Olsen and Stegeman have had their hands full, too, with Lesnar's frequent career moves. After college he signed on with World Wrestling Entertainment, tried out with the Minnesota Vikings in 2004, jumped back into the squared circle with New Japan Pro-Wrestling in 2005, and then moved into the world of mixed martial arts in 2007. "We work with him on the full spectrum-from entertainment and endorsement deals all the way to litigation, if it comes to that," Stegeman says. "If you go with many different people, you're going to get conflicting advice."

Lesnar "lives out in the woods," near Alexandria, says Olsen. "He likes that." But that doesn't mean he never gets out. And when he does, he brings his lawyers with him.

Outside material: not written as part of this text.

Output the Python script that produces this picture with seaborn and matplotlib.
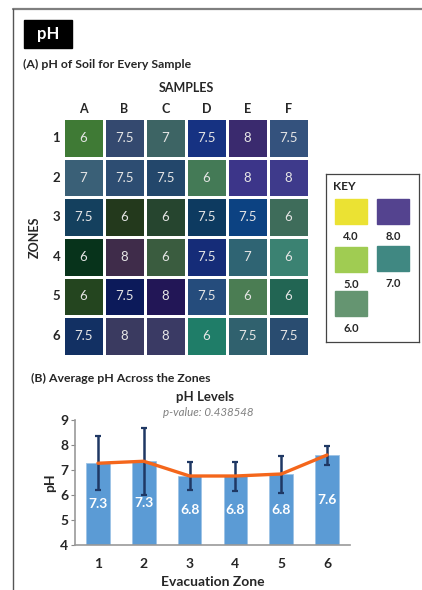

"We stay in nice big hotels," says Olsen. "But he can't use their gyms with all the attention [he attracts]." So Stegeman and Olsen often help Lesnar find a private gym. While on one such mission a couple of years ago in East Los Angeles, the lawyers got a little more than they bargained for.

"So we have directions to the gym and the cab driver keeps saying, 'You don't want to go there,'" says Olsen. In the meantime, despite having directions, they could tell the cab driver had no idea where they were going.

Then came the gunshots. But Lesnar would not be deterred, and the group eventually found the gym.

"It was the Inoki Dojo," says Olsen.

"It was a warehouse," says Stegeman.

"Basically this gray garage-slash-warehouse," says Olsen, "and it was at the end of an alley."

"And no streetlights," says Stegeman.

So far, Olsen and Stegeman say Lesnar is happy with his career-and so are they. "This is what he's built for," says Stegeman.